The company is also hedging its bets with its recently inked distribution arrangement with AOL Time Warner sister company Fine Line Features, allowing HBO to decide which movies to release. So far, HBO’s risk profile for production has remained adamantly different than its sibling Warner Bros. film studio, where co-financing of big budget projects is increasingly the norm.
Creative control comes first and won’t be sacrificed for financial aid, say company sources. What limited co-production HBO does tends to come in the form of advances.
But while the company is committed to fully financing its entire product in order to exploit the back-end globally, it risks the same issues of rising costs as its rival studios.
Buried as it is within AOL Time Warner’s corporate labyrinth, precise figures on HBO’s finances are a well-guarded secret. But not so well guarded that the network can’t brag a little.
HBO doubled its margin from around 14% to just under 30% in less than a decade, while boosting revenues 10% last year, even as its sub growth slowed. Even in a competitive market, it’s managed to sustain around 1 million adds a year for the last six years, mostly thanks to the boom in DBS and digital cable.
On top of that, company sources say the network can count on a steady 4%-5% increase in its affiliate fees annually, thanks to adding on new multiplexes for no extra charge to consumers.
But such success is both a blessing and a curse, since the pressure to repeat past performance is greater as its parent company labors under a hefty debt load and company-wide ethos of cost-cutting and risk-hedging.
At the core of HBO’s business model and comprising 80% of annual sales are fees from pay TV subscribers and affils. But that ratio is expected to fall in the next decade as the network looks to leverage its solid base of 27 million U.S. homes (plus internationally) to sell more programming through alternative channels.
HBO probably doesn’t get enough credit for its value, consolidated as it is within AOL Time Warner’s broad category of “cable networks,” alongside the Turner nets, say analysts. But it’s also hard to put a firm value on the pay TV net, since there have been no recent transactions with which to peg a true market multiple. The net generates approximately 17% of AOL Time Warner annual sales, a hefty burden for any single unit.
Nelson, the operations man behind Albrecht, admits it’s more difficult to maintain the sub growth rate given the slowdown in multichannel household growth in cable and DBS.
That’s why HBO is counting on subscription video-on-demand, for which it gets an incremental fee from digital cable ops, as well as premium high definition packages, a new theatrical distribution effort, and global TV syndication of some carefully selected titles to keep the top line percolating.
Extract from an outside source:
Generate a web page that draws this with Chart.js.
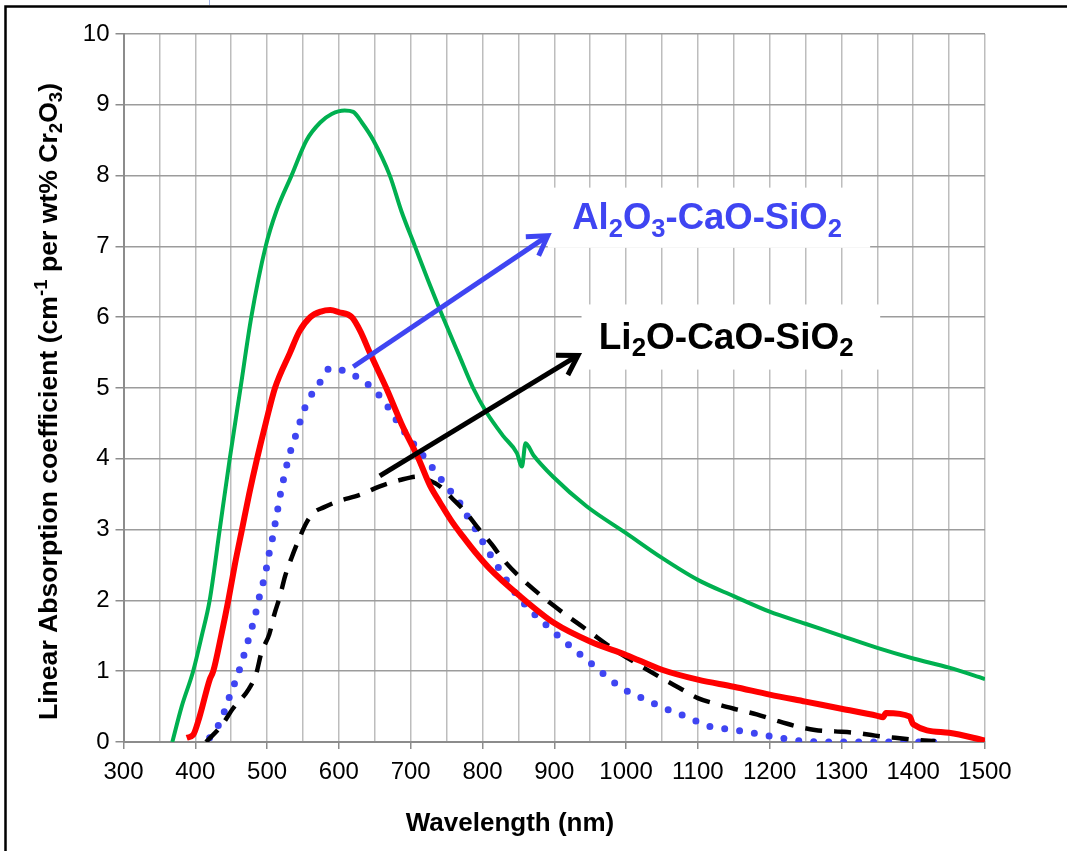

Year to year, however, there can be huge profit fluctuations, Nelson says, due to cash-flow dampening-mega-budget projects like “Band of Brothers.”
Much of the boost in the past three years has also come thanks to DVD sales of its original programming like “Sex and the City” and “The Sopranos.” HBO has also struck it lucky, with the windfall from owning homevideo and TV right to “My Big Fat Greek Wedding,” so far the No. 2-selling DVD of the year.
Nelson anticipates bigger gains from HBO’s growing emphasis on small theatrical releases, which enable some of its sub-$5 million feature to recoup at least half their production costs prior to broadcast or video release. First experimental outing “Real Women have Curves,” for instance, grossed around $6 million at the box office, easily covering a good chunk of its $5 million budget after theater splits.